Exercise aim
Restate each line word for word. Leave out every picture.

=-=-=-=-=

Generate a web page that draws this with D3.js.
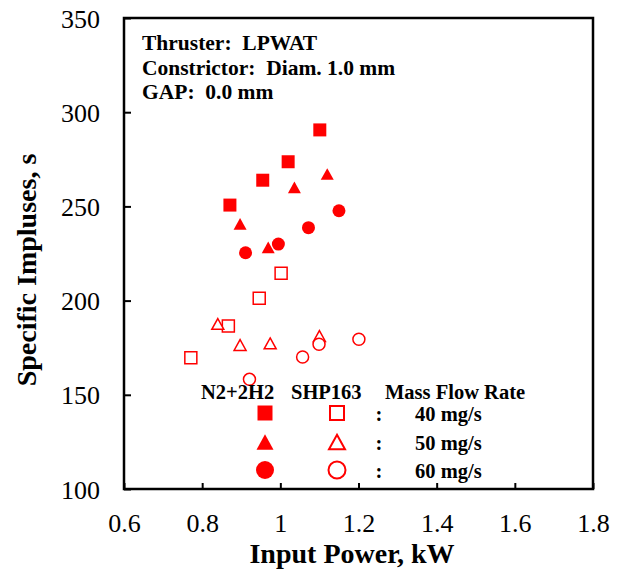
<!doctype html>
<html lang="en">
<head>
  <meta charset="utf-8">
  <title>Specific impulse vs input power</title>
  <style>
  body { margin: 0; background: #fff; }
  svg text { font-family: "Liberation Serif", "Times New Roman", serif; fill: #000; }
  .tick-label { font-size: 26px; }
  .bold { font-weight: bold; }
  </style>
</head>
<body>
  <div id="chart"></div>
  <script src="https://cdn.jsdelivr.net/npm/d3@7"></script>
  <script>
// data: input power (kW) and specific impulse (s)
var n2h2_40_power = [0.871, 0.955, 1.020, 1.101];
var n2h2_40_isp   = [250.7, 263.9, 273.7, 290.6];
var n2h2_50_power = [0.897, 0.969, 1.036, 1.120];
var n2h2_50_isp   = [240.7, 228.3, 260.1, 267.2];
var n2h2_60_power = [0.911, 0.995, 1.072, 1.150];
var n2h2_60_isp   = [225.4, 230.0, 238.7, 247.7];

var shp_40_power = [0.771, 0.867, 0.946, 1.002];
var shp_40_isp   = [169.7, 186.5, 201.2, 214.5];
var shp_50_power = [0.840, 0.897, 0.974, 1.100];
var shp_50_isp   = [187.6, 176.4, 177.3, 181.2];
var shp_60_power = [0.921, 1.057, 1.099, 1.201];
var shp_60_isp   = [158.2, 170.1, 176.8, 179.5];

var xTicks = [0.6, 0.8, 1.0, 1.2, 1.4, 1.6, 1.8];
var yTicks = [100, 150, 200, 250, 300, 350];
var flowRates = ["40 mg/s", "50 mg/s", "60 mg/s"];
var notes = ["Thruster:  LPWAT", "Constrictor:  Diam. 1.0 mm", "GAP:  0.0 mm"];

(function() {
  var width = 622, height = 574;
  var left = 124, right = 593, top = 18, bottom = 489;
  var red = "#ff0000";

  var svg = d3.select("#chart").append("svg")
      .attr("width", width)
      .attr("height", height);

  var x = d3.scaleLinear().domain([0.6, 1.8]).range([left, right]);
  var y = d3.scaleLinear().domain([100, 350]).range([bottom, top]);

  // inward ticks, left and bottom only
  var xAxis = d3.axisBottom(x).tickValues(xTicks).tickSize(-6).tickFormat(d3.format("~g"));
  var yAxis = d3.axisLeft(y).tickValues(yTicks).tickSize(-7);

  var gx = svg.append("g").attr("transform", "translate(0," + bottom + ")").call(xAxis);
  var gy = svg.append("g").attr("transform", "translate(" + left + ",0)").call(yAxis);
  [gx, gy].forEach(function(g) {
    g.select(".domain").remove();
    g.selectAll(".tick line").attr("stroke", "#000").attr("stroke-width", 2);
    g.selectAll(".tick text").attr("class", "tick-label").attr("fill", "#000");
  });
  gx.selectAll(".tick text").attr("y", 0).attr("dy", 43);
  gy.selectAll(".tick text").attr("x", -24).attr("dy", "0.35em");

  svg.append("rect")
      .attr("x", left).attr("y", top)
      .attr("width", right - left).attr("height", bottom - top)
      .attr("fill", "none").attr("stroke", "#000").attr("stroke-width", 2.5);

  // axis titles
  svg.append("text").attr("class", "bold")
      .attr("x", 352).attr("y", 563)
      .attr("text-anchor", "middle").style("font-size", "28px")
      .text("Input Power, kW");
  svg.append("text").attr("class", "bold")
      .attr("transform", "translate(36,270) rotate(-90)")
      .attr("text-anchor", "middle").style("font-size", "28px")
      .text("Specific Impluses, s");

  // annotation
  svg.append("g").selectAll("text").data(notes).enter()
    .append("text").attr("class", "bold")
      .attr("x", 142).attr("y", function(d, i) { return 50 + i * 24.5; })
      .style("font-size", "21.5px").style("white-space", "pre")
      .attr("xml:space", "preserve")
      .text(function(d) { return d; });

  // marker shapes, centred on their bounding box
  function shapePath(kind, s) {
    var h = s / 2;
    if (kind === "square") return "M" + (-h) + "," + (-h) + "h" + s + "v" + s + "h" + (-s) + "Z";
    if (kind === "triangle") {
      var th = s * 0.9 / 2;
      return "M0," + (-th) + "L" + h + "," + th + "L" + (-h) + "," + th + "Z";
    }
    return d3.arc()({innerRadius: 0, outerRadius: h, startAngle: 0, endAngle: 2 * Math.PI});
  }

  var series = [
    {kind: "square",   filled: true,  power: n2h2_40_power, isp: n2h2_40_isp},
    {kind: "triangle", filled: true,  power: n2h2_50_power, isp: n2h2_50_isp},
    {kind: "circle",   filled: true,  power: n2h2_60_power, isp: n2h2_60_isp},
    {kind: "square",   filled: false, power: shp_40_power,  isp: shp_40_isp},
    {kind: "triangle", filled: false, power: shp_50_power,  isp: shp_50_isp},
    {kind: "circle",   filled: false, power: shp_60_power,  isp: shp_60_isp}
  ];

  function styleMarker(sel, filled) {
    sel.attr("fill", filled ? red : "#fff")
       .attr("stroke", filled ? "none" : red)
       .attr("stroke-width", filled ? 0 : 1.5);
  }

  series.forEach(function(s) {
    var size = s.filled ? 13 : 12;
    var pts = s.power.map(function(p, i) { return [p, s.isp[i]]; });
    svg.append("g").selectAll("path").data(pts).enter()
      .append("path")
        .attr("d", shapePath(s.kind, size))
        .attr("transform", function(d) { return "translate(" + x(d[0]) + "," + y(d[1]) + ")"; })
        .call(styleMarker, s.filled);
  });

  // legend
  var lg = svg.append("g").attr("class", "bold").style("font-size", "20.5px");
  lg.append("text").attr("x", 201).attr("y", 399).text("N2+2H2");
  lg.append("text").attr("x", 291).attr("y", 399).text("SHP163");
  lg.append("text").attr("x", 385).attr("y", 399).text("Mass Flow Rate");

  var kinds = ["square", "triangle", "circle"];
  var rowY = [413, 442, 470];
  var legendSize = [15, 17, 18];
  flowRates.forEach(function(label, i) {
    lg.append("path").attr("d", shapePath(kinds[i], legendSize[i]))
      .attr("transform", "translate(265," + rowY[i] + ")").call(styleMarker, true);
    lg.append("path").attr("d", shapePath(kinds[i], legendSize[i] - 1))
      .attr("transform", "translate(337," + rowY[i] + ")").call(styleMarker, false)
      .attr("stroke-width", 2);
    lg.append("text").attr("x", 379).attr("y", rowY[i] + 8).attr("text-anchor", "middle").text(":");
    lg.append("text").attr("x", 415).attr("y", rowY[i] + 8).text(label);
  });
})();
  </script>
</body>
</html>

=-=-=-=-=

Correct output
Generate a web page that draws this with D3.js.
<!doctype html>
<html lang="en">
<head>
  <meta charset="utf-8">
  <title>Specific impulse vs input power</title>
  <style>
  body { margin: 0; background: #fff; }
  svg text { font-family: "Liberation Serif", "Times New Roman", serif; fill: #000; }
  .tick-label { font-size: 26px; }
  .bold { font-weight: bold; }
  </style>
</head>
<body>
  <div id="chart"></div>
  <script src="https://cdn.jsdelivr.net/npm/d3@7"></script>
  <script>
// data: input power (kW) and specific impulse (s)
var n2h2_40_power = [0.871, 0.955, 1.020, 1.101];
var n2h2_40_isp   = [250.7, 263.9, 273.7, 290.6];
var n2h2_50_power = [0.897, 0.969, 1.036, 1.120];
var n2h2_50_isp   = [240.7, 228.3, 260.1, 267.2];
var n2h2_60_power = [0.911, 0.995, 1.072, 1.150];
var n2h2_60_isp   = [225.4, 230.0, 238.7, 247.7];

var shp_40_power = [0.771, 0.867, 0.946, 1.002];
var shp_40_isp   = [169.7, 186.5, 201.2, 214.5];
var shp_50_power = [0.840, 0.897, 0.974, 1.100];
var shp_50_isp   = [187.6, 176.4, 177.3, 181.2];
var shp_60_power = [0.921, 1.057, 1.099, 1.201];
var shp_60_isp   = [158.2, 170.1, 176.8, 179.5];

var xTicks = [0.6, 0.8, 1.0, 1.2, 1.4, 1.6, 1.8];
var yTicks = [100, 150, 200, 250, 300, 350];
var flowRates = ["40 mg/s", "50 mg/s", "60 mg/s"];
var notes = ["Thruster:  LPWAT", "Constrictor:  Diam. 1.0 mm", "GAP:  0.0 mm"];

(function() {
  var width = 622, height = 574;
  var left = 124, right = 593, top = 18, bottom = 489;
  var red = "#ff0000";

  var svg = d3.select("#chart").append("svg")
      .attr("width", width)
      .attr("height", height);

  var x = d3.scaleLinear().domain([0.6, 1.8]).range([left, right]);
  var y = d3.scaleLinear().domain([100, 350]).range([bottom, top]);

  // inward ticks, left and bottom only
  var xAxis = d3.axisBottom(x).tickValues(xTicks).tickSize(-6).tickFormat(d3.format("~g"));
  var yAxis = d3.axisLeft(y).tickValues(yTicks).tickSize(-7);

  var gx = svg.append("g").attr("transform", "translate(0," + bottom + ")").call(xAxis);
  var gy = svg.append("g").attr("transform", "translate(" + left + ",0)").call(yAxis);
  [gx, gy].forEach(function(g) {
    g.select(".domain").remove();
    g.selectAll(".tick line").attr("stroke", "#000").attr("stroke-width", 2);
    g.selectAll(".tick text").attr("class", "tick-label").attr("fill", "#000");
  });
  gx.selectAll(".tick text").attr("y", 0).attr("dy", 43);
  gy.selectAll(".tick text").attr("x", -24).attr("dy", "0.35em");

  svg.append("rect")
      .attr("x", left).attr("y", top)
      .attr("width", right - left).attr("height", bottom - top)
      .attr("fill", "none").attr("stroke", "#000").attr("stroke-width", 2.5);

  // axis titles
  svg.append("text").attr("class", "bold")
      .attr("x", 352).attr("y", 563)
      .attr("text-anchor", "middle").style("font-size", "28px")
      .text("Input Power, kW");
  svg.append("text").attr("class", "bold")
      .attr("transform", "translate(36,270) rotate(-90)")
      .attr("text-anchor", "middle").style("font-size", "28px")
      .text("Specific Impluses, s");

  // annotation
  svg.append("g").selectAll("text").data(notes).enter()
    .append("text").attr("class", "bold")
      .attr("x", 142).attr("y", function(d, i) { return 50 + i * 24.5; })
      .style("font-size", "21.5px").style("white-space", "pre")
      .attr("xml:space", "preserve")
      .text(function(d) { return d; });

  // marker shapes, centred on their bounding box
  function shapePath(kind, s) {
    var h = s / 2;
    if (kind === "square") return "M" + (-h) + "," + (-h) + "h" + s + "v" + s + "h" + (-s) + "Z";
    if (kind === "triangle") {
      var th = s * 0.9 / 2;
      return "M0," + (-th) + "L" + h + "," + th + "L" + (-h) + "," + th + "Z";
    }
    return d3.arc()({innerRadius: 0, outerRadius: h, startAngle: 0, endAngle: 2 * Math.PI});
  }

  var series = [
    {kind: "square",   filled: true,  power: n2h2_40_power, isp: n2h2_40_isp},
    {kind: "triangle", filled: true,  power: n2h2_50_power, isp: n2h2_50_isp},
    {kind: "circle",   filled: true,  power: n2h2_60_power, isp: n2h2_60_isp},
    {kind: "square",   filled: false, power: shp_40_power,  isp: shp_40_isp},
    {kind: "triangle", filled: false, power: shp_50_power,  isp: shp_50_isp},
    {kind: "circle",   filled: false, power: shp_60_power,  isp: shp_60_isp}
  ];

  function styleMarker(sel, filled) {
    sel.attr("fill", filled ? red : "#fff")
       .attr("stroke", filled ? "none" : red)
       .attr("stroke-width", filled ? 0 : 1.5);
  }

  series.forEach(function(s) {
    var size = s.filled ? 13 : 12;
    var pts = s.power.map(function(p, i) { return [p, s.isp[i]]; });
    svg.append("g").selectAll("path").data(pts).enter()
      .append("path")
        .attr("d", shapePath(s.kind, size))
        .attr("transform", function(d) { return "translate(" + x(d[0]) + "," + y(d[1]) + ")"; })
        .call(styleMarker, s.filled);
  });

  // legend
  var lg = svg.append("g").attr("class", "bold").style("font-size", "20.5px");
  lg.append("text").attr("x", 201).attr("y", 399).text("N2+2H2");
  lg.append("text").attr("x", 291).attr("y", 399).text("SHP163");
  lg.append("text").attr("x", 385).attr("y", 399).text("Mass Flow Rate");

  var kinds = ["square", "triangle", "circle"];
  var rowY = [413, 442, 470];
  var legendSize = [15, 17, 18];
  flowRates.forEach(function(label, i) {
    lg.append("path").attr("d", shapePath(kinds[i], legendSize[i]))
      .attr("transform", "translate(265," + rowY[i] + ")").call(styleMarker, true);
    lg.append("path").attr("d", shapePath(kinds[i], legendSize[i] - 1))
      .attr("transform", "translate(337," + rowY[i] + ")").call(styleMarker, false)
      .attr("stroke-width", 2);
    lg.append("text").attr("x", 379).attr("y", rowY[i] + 8).attr("text-anchor", "middle").text(":");
    lg.append("text").attr("x", 415).attr("y", rowY[i] + 8).text(label);
  });
})();
  </script>
</body>
</html>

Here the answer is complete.